総じて申し上げますならば、それは、私たちが今、未曾有の大きな変革期に立っている、歴史的な大転換の時代に生きている、ということであろうと思います。むずかしい岐路に立たされているということであります。大競争、大改革の時代というキーワードもありますが、いずれの言葉も相関連するものと思います。
しかも、それらの変化は、外からの要因、外圧によって余儀なくされている変化というよりは、わが国そのものの、様々な面での内なる変化、中からの変化として捉えるべきである、ということでありまして、あらためて、今後の私共の方向として据えつけるべき尺度なり座標軸というものを総点検し、洗い直すことの大切さを痛感いたしております。
本年の経済予測にいたしましても、残念ながら、主なシンク・タンクの見通しによりますと、実質国内総生産、即ちGDPは、2%台から1%台に落ちこむであろうとの見方が大勢を占めております、先行き不透明感や閉塞感の増す中で景気回復のテンポは、依然として鈍いということであります。
このような経済状況の厳しさは当然、市の財政にも大きな影響を及ぼしておりまして、事業達成のための、財源のやりくりには、今までにない難しさを味わっているところであります。
しかしながら、こういう中にありましても、皆様方に報告申し上げなければならない、重要な事業にいくつかの嬉しい進展が見られました。
そのひとつは、道路関係であります。懸案である6号国道日立バイパスでありますが、漁業補償が決着いたしまして、愈々海上部への工事へと、大きなはずみがつきました。
又、久慈川にかかる3本目の橋を含む、(仮称)日立・東海線も着工にむけて、用地買収に入っております。
山側道路や榊橋の架け換えを含めて、市内の道路網の整備になお一層拍車をかけたいと考えております。

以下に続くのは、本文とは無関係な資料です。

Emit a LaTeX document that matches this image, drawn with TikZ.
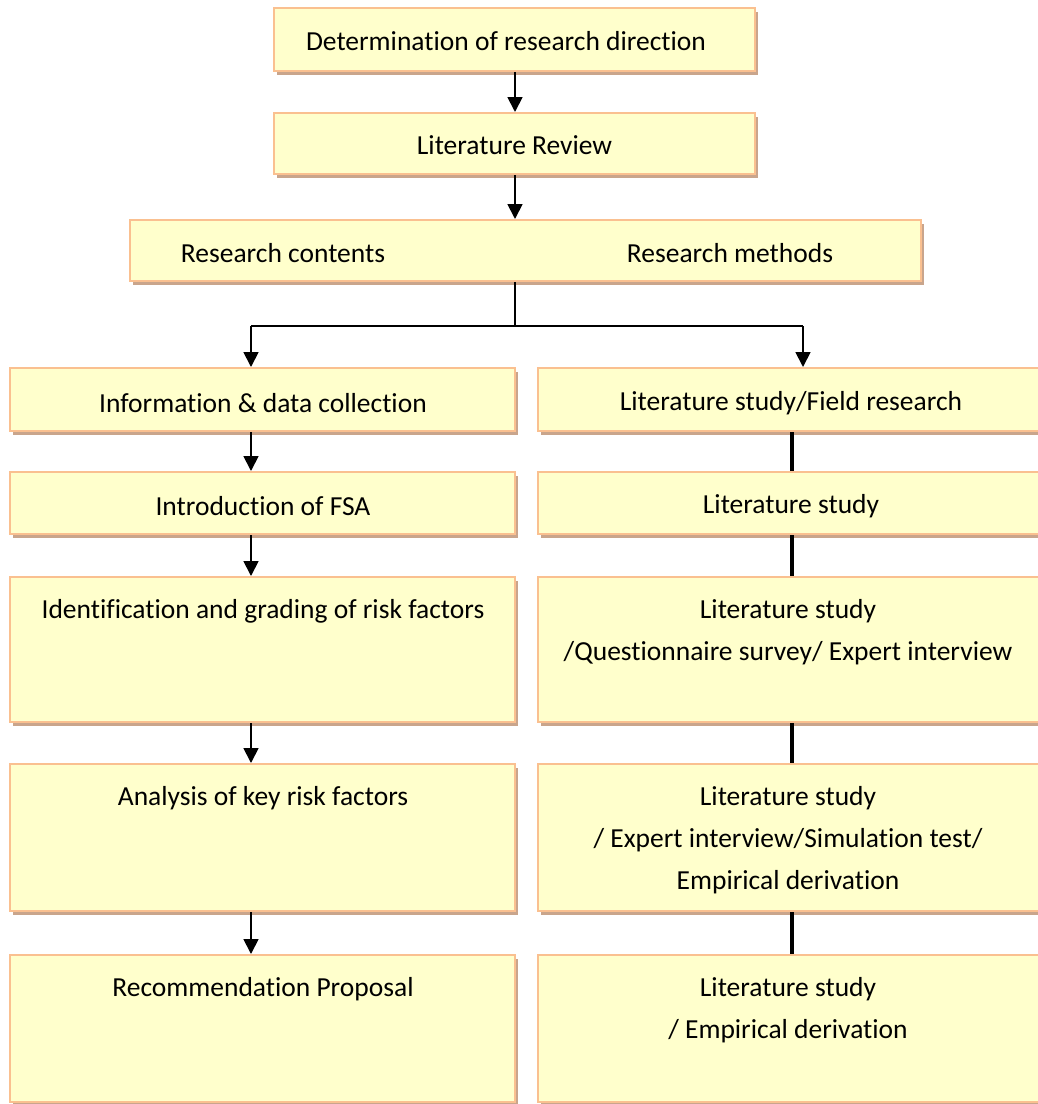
\documentclass[tikz,border=0pt]{standalone}
\usepackage{fontspec}
\setmainfont{Carlito}[Ligatures=NoCommon]
\usetikzlibrary{arrows.meta,shadows}
\definecolor{boxfill}{HTML}{FFFFCC}
\definecolor{boxline}{HTML}{FAC090}
\definecolor{boxshadow}{HTML}{C9A58C}
\begin{document}
\begin{tikzpicture}[x=1pt,y=-1pt,
  box/.style={draw=boxline, line width=2pt, fill=boxfill, rectangle, inner sep=0pt,
    drop shadow={shadow xshift=3pt, shadow yshift=-4pt, fill=boxshadow, opacity=1}},
  txt/.style={inner sep=0pt, align=center, font=\fontsize{27.5}{42}\selectfont},
  arr/.style={line width=1.8pt, -{Triangle[length=15pt,width=15pt]}},
  link/.style={line width=3.2pt}]
\useasboundingbox (0,0) rectangle (1038,1104);
\begin{scope}
\clip (0,0) rectangle (1038,1104);
% top boxes
\node[box, minimum width=481pt, minimum height=63pt] (b1) at (514.5,39.5) {};
\node[txt] (t1) at (506,41) {Determination of research direction};
\node[box, minimum width=481pt, minimum height=61pt] (b2) at (514.5,143.5) {};
\node[txt] (t2) at (514.5,145) {Literature Review};
\node[box, minimum width=791pt, minimum height=61pt] (b3) at (525.5,250.5) {};
\node[txt] (t3a) at (283,253) {Research contents};
\node[txt] (t3b) at (730,253) {Research methods};
% left column
\node[box, minimum width=505pt, minimum height=63pt] (l1) at (262.5,399.5) {};
\node[txt] (lt1) at (263,403) {Information \& data collection};
\node[box, minimum width=505pt, minimum height=62pt] (l2) at (262.5,503) {};
\node[txt] (lt2) at (263,506) {Introduction of FSA};
\node[box, minimum width=505pt, minimum height=145pt] (l3) at (262.5,649.5) {};
\node[txt, anchor=north] (lt3) at (263,599.5) {Identification and grading of risk factors};
\node[box, minimum width=505pt, minimum height=147pt] (l4) at (262.5,837.5) {};
\node[txt, anchor=north] (lt4) at (263,786.5) {Analysis of key risk factors};
\node[box, minimum width=505pt, minimum height=147pt] (l5) at (262.5,1028.5) {};
\node[txt, anchor=north] (lt5) at (263,977.5) {Recommendation Proposal};
% right column
\node[box, minimum width=512pt, minimum height=63pt] (r1) at (794,399.5) {};
\node[txt] (rt1) at (791,403) {Literature study/Field research};
\node[box, minimum width=512pt, minimum height=62pt] (r2) at (794,503) {};
\node[txt] (rt2) at (791,506) {Literature study};
\node[box, minimum width=512pt, minimum height=145pt] (r3) at (794,649.5) {};
\node[txt, anchor=north] (rt3) at (788,599.5) {Literature study\\/Questionnaire survey/ Expert interview};
\node[box, minimum width=512pt, minimum height=147pt] (r4) at (794,837.5) {};
\node[txt, anchor=north] (rt4) at (788,786.5) {Literature study\\/ Expert interview/Simulation test/\\Empirical derivation};
\node[box, minimum width=512pt, minimum height=147pt] (r5) at (794,1028.5) {};
\node[txt, anchor=north] (rt5) at (788,977.5) {Literature study\\/ Empirical derivation};
\end{scope}
% connectors
\coordinate (j) at (515,326);
\coordinate (jl) at (251,326);
\coordinate (jr) at (803,326);
\draw[arr] (b1.south -| 515,0) -- (b2.north -| 515,0);
\draw[arr] (b2.south -| 515,0) -- (b3.north -| 515,0);
\draw[line width=1.8pt] (b3.south -| j) -- (j);
\draw[line width=1.8pt] (jl) -- (jr);
\draw[arr] (jl) -- (l1.north -| jl);
\draw[arr] (jr) -- (r1.north -| jr);
\draw[arr] (l1.south -| jl) -- (l2.north -| jl);
\draw[arr] (l2.south -| jl) -- (l3.north -| jl);
\draw[arr] (l3.south -| jl) -- (l4.north -| jl);
\draw[arr] (l4.south -| jl) -- (l5.north -| jl);
\coordinate (rx) at (792,0);
\draw[link] (r1.south -| rx) -- (r2.north -| rx);
\draw[link] (r2.south -| rx) -- (r3.north -| rx);
\draw[link] (r3.south -| rx) -- (r4.north -| rx);
\draw[link] (r4.south -| rx) -- (r5.north -| rx);
\end{tikzpicture}
\end{document}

ふたつめは、革命的ともいえる速さで進んでいる高齢社会への対応策であります。昨年は、民間への支援ということで特別養護老人ホームと老人保健施設がそれぞれ市内に2か所ずつ着工されました。これらを含めて平成11年度を当面の目標年度とする老人保健福祉計画は、ほぼ達成される見込みがつきました。
これらの成果は全て、市民の皆様、関係者の方々のご支援ご協力によるものでありまして、改めて厚くお礼申し上げます。
私共といたしましては、このほか産業支援や定住人口や、交流人口の増加策など、まちの活性化方策を中心とした、より緊急、かつ重要な課題により積極的に取り組まなければなりません。
特に、本年は、新しい市の基本構想と基本計画が改定される年、再スタートする年であります。市議会の議決事項としての基本構想につきましては、私共執行部からの原案提出に先がけてすでに市議会内部に特別委員会が発足されまして、積極的な検討を続けていただいております。
日立市を取り囲む状況がむずかしければむずかしい程、行政が果たすべき役割と責任は、ますます重いわけでありまして、私共は、日立市将来のあるべき姿をできるだけ的確に見据えながら市の体質改善と行財政改革への全庁的取組みを強力に進めたいと存じております。
昨日、仕事始めに当り、市の職員にも私の考えを伝えました。その中で、ひとつ強調したことがあります。それは、いわゆる「常識には落とし穴がある」ということ、いわば「常識の非常識」に気付くことの大切さ、ということであります。
今日のような大転換の時代には「常識」とか、ありきたりの固定的な「通念」という神話に埋もれ、これのみに頼っているわけにはまいりません。
これまで積み上げてきた様々な実績や経験、常識を大事にしながらも、その経験則や既定の仕組み、ルールをこえた新しい何物かを是非、発見し、さぐりあてていきたいと思います。
引続き厳しい状況が予測される新年でありますけれども、どうか本年が皆様方にとりまして、その苦労が、明かるさにつながる実り多い年でありますよう、又、ご家族、企業・団体共々のご発展をお祈りいたしまして年頭のご挨拶といたします。